For 15 minutes Sunday, it appeared viewers would not be treated to such a final.
Brazil whacked the USA, 21-10, in the opening set of the gold-medal match. Such a score is not unusual for Ana Patricia and Duda. They entered the match having won 26 of their previous 27, and in their five matches before the final in Paris, they had won sets by scores of 21-14, 21-13 (twice), 21-12 (also twice), and 21-10 over one of the best teams in the world in Melissa Humana-Paredes and Brandie Wilkerson.
They were the best team in the world playing very much like the best team in the world.
Before that opening set, however, Nuss and Kloth, the third-ranked team in the world, had played very much like the No. 2-ranked team in the world. Like Ana Patricia and Duda, they hadn’t dropped a match in Paris. Like Ana Patricia and Duda, only one team had managed to claim a set off of them entering the final. Like Ana Patricia and Duda, their semifinal win was as smooth and easy as a Sunday stroll.
The final was the No. 1 seed vs. the 2, and, in Paris at least, there was a significant gap between them and every other team in the field.
But a 17-6 run by Brazil to close the first set made a convincing case that they were the 1 seed — and held a significant gap between every other team in the field. Brazil piled up nearly as many aces (8) in the first set as the USA did points.

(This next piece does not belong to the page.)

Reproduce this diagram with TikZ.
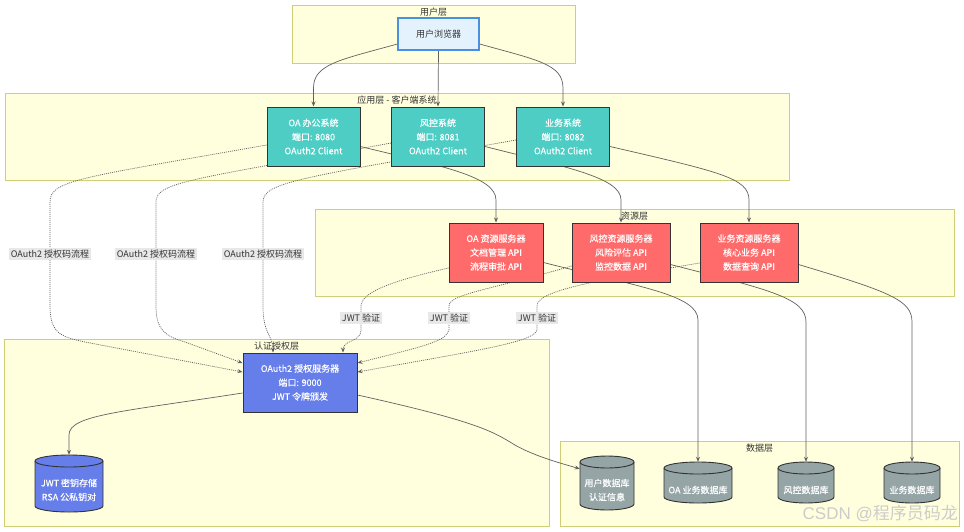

If there’s an Achilles Heel to Duda and Ana Patricia, it is of the first-world variety. Big leads occasionally precede lackadaisical play. In the Tepic Elite16, they beat fellow Brazilians Barbara and Carol, 21-13, and wound up losing the ensuing set and the match. Later, in the gold-medal match, a 21-15 second-set win over Kelly Cheng and Sara Hughes was followed by a 10-15 snoozer in the third. A 21-13 opening-set win in Gstaad against Betsi Flint and Julia Scoles wasn’t sustained, and they went three, just as they did in Montreal after winning the first, 21-14, though they wound up losing in Montreal, giving up a 14-9 lead in the third set.